La convocation de ce dernier le mardi 29 avril 2025 à la police criminelle pour une plainte pour diffamation a été interprétée par plusieurs observateurs comme un changement de stratégie : du terrain judiciaire au terrain sécuritaire, à travers ce qui s’apparente pour certains à une tentative d’intimidation. Ce recours à la police criminelle, et non à la brigade de recherche classique, suscite d’autant plus d’interrogations qu’il intervient dans un contexte de forte tension entre les deux structures.
Pour rappel, la CNMA-CI, au nom des producteurs de café-cacao, avait saisi le juge des référés pour obtenir un audit indépendant portant sur la gestion de plusieurs volets sensibles : les fonds Covid, la distribution des produits phytosanitaires, et celle des sacs de jute. Le juge a certes rejeté la demande au fond, estimant que les éléments produits ne suffisaient pas à justifier une telle mesure à ce stade. Mais il a néanmoins rappelé la légitimité de la CNMA-CI à agir et a fermement recadré plusieurs manœuvres procédurales du CCC.
En effet, la tentative du CCC d’obtenir une fin de non-recevoir en prétendant que la CNMA-CI n’avait pas qualité pour agir a été écartée. Le juge a reconnu le droit d’une organisation représentant les producteurs à demander des comptes sur l’utilisation de fonds publics qui leur sont destinés. Il a également rejeté l’exception d’incompétence soulevée par la défense, rappelant que les mesures conservatoires peuvent être prononcées sans condition d’urgence absolue, dès lors qu’elles visent à préserver les droits des parties.
Autrement dit, loin de constituer une victoire éclatante pour le CCC, la décision du juge est avant tout un signal fort en faveur de la transparence. Elle offre une base juridique solide à la CNMA-CI pour poursuivre sa quête de vérité devant le juge du fond, mieux armée d’éléments probants. La justice a refusé de trancher prématurément sans preuves suffisantes, mais elle a aussi reconnu que les questions posées sont pertinentes et méritent d’être débattues dans un cadre judiciaire adapté.

Dans ce contexte, la décision d’intenter une action pour diffamation à l’encontre de Bilé Bilé pourrait être perçue comme un contre-feu, destiné à détourner l’attention des interrogations légitimes sur la gestion du CCC. Mais cette démarche comporte aussi des risques. Elle pourrait renforcer l’image d’un établissement public peu enclin à rendre des comptes, et donner du crédit au discours d’un monde agricole de plus en plus mobilisé.

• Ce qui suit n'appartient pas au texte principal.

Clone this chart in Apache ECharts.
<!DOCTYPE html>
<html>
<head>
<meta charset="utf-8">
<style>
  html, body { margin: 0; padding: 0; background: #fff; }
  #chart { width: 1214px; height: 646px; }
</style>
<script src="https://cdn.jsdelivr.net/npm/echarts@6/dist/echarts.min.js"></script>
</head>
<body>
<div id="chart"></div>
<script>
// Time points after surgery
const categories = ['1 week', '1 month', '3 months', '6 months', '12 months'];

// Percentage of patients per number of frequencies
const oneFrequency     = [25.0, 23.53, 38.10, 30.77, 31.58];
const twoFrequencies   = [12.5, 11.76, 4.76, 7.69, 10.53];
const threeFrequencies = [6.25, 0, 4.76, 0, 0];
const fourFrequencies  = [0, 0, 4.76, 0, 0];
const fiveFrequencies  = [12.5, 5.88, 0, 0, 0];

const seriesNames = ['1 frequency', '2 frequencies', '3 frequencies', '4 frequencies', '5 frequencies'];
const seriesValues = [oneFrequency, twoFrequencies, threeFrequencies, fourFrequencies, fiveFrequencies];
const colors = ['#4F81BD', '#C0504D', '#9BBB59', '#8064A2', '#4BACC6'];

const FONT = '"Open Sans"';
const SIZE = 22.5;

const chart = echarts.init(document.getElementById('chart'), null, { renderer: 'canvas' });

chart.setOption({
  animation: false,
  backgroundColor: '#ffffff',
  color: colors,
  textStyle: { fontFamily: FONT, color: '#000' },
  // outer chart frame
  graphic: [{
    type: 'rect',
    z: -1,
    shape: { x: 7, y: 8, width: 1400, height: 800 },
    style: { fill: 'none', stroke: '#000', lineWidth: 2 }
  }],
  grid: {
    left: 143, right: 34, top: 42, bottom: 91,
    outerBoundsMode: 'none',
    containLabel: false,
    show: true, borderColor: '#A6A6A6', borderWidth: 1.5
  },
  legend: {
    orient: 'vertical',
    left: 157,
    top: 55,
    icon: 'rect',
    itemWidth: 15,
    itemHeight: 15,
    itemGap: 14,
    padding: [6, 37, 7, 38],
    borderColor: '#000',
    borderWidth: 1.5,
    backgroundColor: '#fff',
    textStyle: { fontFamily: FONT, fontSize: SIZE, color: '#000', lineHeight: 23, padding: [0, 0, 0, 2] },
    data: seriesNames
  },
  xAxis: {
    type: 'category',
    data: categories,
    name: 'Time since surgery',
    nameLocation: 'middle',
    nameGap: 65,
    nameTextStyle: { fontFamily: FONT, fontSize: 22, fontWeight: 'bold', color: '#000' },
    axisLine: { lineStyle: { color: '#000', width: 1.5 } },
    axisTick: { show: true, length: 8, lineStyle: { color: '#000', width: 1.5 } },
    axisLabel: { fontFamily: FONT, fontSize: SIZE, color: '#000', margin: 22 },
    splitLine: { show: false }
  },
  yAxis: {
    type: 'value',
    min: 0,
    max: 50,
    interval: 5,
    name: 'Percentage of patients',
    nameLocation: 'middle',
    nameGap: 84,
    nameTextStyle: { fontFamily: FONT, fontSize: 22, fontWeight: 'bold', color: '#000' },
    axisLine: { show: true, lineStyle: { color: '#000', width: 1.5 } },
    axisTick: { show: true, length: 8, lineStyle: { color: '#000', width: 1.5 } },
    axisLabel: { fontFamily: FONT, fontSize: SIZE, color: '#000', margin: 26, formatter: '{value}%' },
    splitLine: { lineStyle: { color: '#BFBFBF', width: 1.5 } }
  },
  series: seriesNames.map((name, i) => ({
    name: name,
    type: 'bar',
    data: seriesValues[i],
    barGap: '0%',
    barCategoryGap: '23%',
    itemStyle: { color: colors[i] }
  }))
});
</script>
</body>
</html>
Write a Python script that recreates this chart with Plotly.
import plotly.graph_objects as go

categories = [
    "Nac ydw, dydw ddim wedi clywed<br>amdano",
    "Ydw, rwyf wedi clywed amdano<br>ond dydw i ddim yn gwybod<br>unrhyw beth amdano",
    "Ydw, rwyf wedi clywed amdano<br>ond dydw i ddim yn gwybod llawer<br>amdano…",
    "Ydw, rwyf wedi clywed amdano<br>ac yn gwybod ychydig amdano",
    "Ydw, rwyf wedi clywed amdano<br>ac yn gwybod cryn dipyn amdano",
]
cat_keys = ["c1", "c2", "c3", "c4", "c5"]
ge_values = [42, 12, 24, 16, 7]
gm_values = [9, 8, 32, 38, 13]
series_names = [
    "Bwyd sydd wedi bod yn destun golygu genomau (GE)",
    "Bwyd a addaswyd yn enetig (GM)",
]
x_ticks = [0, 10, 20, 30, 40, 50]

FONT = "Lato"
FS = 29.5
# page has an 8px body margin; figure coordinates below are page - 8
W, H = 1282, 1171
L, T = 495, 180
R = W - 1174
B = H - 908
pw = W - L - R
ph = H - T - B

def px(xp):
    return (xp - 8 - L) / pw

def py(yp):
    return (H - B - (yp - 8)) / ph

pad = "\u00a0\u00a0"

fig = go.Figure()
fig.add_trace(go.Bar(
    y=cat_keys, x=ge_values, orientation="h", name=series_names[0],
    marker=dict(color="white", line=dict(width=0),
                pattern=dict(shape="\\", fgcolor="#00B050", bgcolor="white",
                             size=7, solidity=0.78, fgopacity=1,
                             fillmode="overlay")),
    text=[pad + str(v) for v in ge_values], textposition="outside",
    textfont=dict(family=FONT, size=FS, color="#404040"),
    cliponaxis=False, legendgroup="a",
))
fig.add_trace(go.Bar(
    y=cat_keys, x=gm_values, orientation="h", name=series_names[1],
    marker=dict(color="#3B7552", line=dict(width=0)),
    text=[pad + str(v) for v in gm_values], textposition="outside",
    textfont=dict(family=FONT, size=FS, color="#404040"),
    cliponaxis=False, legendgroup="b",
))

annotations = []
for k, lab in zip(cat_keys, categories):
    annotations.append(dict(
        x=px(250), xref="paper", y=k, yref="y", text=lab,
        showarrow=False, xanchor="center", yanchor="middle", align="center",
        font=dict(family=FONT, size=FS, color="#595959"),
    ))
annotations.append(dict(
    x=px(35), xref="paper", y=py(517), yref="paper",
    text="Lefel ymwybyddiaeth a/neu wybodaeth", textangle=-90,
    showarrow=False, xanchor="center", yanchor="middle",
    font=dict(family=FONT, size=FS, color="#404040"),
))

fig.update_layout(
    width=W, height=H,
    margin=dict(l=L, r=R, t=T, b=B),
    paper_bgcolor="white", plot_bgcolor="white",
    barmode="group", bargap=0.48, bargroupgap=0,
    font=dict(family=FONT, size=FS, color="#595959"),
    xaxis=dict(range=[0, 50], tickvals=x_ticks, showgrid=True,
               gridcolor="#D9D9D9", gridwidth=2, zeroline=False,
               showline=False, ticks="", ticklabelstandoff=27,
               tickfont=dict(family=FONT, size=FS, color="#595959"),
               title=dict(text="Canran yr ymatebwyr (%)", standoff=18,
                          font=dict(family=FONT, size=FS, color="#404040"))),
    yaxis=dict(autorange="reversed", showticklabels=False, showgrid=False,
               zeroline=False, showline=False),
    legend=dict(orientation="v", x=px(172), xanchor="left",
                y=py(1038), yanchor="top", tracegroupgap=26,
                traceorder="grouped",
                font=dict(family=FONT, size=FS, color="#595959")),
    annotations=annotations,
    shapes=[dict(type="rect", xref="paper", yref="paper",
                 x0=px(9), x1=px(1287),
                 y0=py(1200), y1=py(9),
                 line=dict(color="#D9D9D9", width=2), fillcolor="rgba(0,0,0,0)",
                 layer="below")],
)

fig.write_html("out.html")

Bilé Bilé, qui s’était déjà illustré en 2008 en dénonçant de graves irrégularités dans la filière café-cacao, affirme ne pas se laisser intimider. Il annonce déjà de nouvelles initiatives judiciaires pour exiger la vérité sur les 17 milliards de FCFA du « Fonds Covid » censés avoir bénéficié aux producteurs.
La CNMA-CI entend ainsi maintenir la pression, convaincue que l’enjeu dépasse les personnes pour toucher aux principes fondamentaux de gouvernance et de redevabilité. Dans cette affaire où la communication officielle semble vouloir masquer des zones d’ombre, la justice s’impose peu à peu comme l’arbitre d’un débat qui ne fait que commencer.